SMRs and AMRs

Friday, June 15, 2007

Experts Advise on Combating Radicalization

By NEIL MacFARQUHAR
New York Times

While the United States has expended enormous effort in fighting terrorists in Iraq and Afghanistan, it has neglected the fight for the hearts and minds of young radicals in Internet chat rooms and other places where they cluster, experts on radicalization told a House panel yesterday.

“Unless we can impede radicalization and recruitment, then we are condemned to a strategy of stepping on cockroaches one at a time,” Brian M. Jenkins, a terrorism expert from the Rand Corporation, told the House Subcommittee on Intelligence, Information Sharing and Terrorism Risk Assessment

The subcommittee and the Senate Homeland Security and Governmental Affairs Committee have held recent hearings on the possible threat from “homegrown” radicals. The general conclusion has been that although such a threat exists, it is small, especially when compared with Europe, because assimilation works so much better here.

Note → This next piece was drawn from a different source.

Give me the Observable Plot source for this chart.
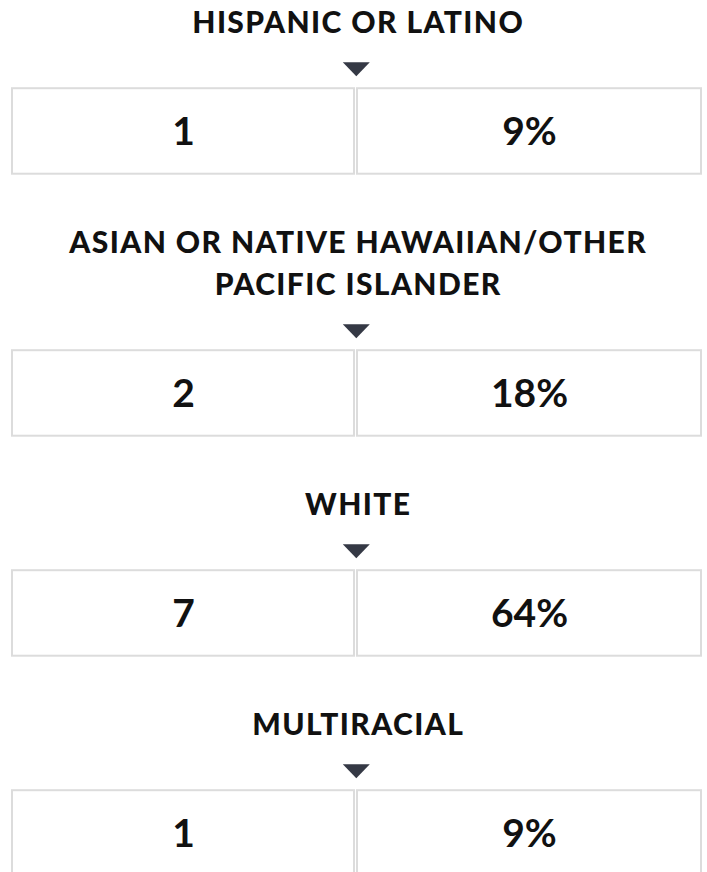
<!DOCTYPE html>
<html>
<head>
<meta charset="utf-8">
<script src="https://cdn.jsdelivr.net/npm/d3@7"></script>
<script src="https://cdn.jsdelivr.net/npm/@observablehq/plot@0.6"></script>
<style>
  html, body { margin: 0; padding: 0; background: #fff; }
  #chart { width: 707px; }
</style>
</head>
<body>
<div id="chart"></div>
<script>
// ---- data ----
const categories = [
  "HISPANIC OR LATINO",
  "ASIAN OR NATIVE HAWAIIAN/OTHER\nPACIFIC ISLANDER",
  "WHITE",
  "MULTIRACIAL"
];
const counts = [1, 2, 7, 1];
const percents = [9, 18, 64, 9];
const columns = ["count", "percent"];

// ---- layout (pixels) ----
const W = 707, H = 872;
const boxLeft = 12, boxRight = 701, boxMid = 355.5, cellGap = 1.5;
const firstTitleTop = 10.7, lineStep = 42, capH = 21.5;
const capToTri = 29.5, triH = 14, triToBox = 12.5, boxH = 85.5, boxToNext = 57;
const titleSize = 30, titleSpacing = 1.4, valueSize = 39;

const titleLines = [], triangles = [], cells = [], values = [];
let sectionTop = firstTitleTop;
categories.forEach((cat, i) => {
  const lines = cat.split("\n");
  lines.forEach((t, j) => titleLines.push({text: t, y: sectionTop + j * lineStep + capH / 2}));
  const capBottom = sectionTop + (lines.length - 1) * lineStep + capH;
  const triTop = capBottom + capToTri;
  triangles.push({y: triTop + triH / 2});
  const boxTop = triTop + triH + triToBox;
  const boxBottom = boxTop + boxH;
  columns.forEach((c, k) => {
    const x1 = k === 0 ? boxLeft : boxMid + cellGap;
    const x2 = k === 0 ? boxMid - cellGap : boxRight;
    cells.push({x1, x2, y1: boxTop, y2: boxBottom});
    values.push({x: (x1 + x2) / 2, y: (boxTop + boxBottom) / 2,
      label: c === "count" ? String(counts[i]) : percents[i] + "%"});
  });
  sectionTop = boxBottom + boxToNext;
});

const flatTriangle = {
  draw(ctx) {
    ctx.moveTo(-13.5, -triH / 2);
    ctx.lineTo(13.5, -triH / 2);
    ctx.lineTo(0, triH / 2);
    ctx.closePath();
  }
};

const plot = Plot.plot({
  width: W,
  height: H,
  margin: 0,
  x: {domain: [0, W], range: [0, W], axis: null},
  y: {domain: [0, H], range: [0, H], axis: null},
  style: {background: "#fff", fontFamily: "Lato"},
  marks: [
    Plot.rect(cells, {x1: "x1", x2: "x2", y1: "y1", y2: "y2",
      fill: "#fff", stroke: "#dcdcdc", strokeWidth: 2}),
    Plot.dot(triangles, {x: () => 355.8, y: "y",
      symbol: flatTriangle, fill: "#353945", stroke: "none", r: 10}),
    Plot.text(titleLines, {x: () => 357 + titleSpacing / 2, y: "y", text: "text",
      fontFamily: "Lato", fontWeight: 900, fontSize: titleSize, fill: "#111",
      dy: 1.1}),
    Plot.text(values, {x: "x", y: "y", text: "label",
      fontFamily: "Lato", fontWeight: 700, fontSize: valueSize, fill: "#111",
      dy: 1})
  ]
});

// first text group holds the titles: add tracking
const textGroups = plot.querySelectorAll('g[aria-label="text"]');
if (textGroups.length) {
  d3.select(textGroups[0]).style("letter-spacing", titleSpacing + "px")
    .selectAll("text").style("letter-spacing", titleSpacing + "px");
}

document.getElementById("chart").appendChild(plot);
</script>
</body>
</html>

Individual sessions have covered the possibility of terror cells forming in prisons, considered a ripe environment with little concrete activity, and countering the vision of extremists who use Islam to convince the young that suicide bombings are the righteous path to a better world.

“We have to stop attacking only the structure and start attacking their strategy,” the director of the Homeland Security Policy Institute at George Washington University, Frank J. Cilluffo, said.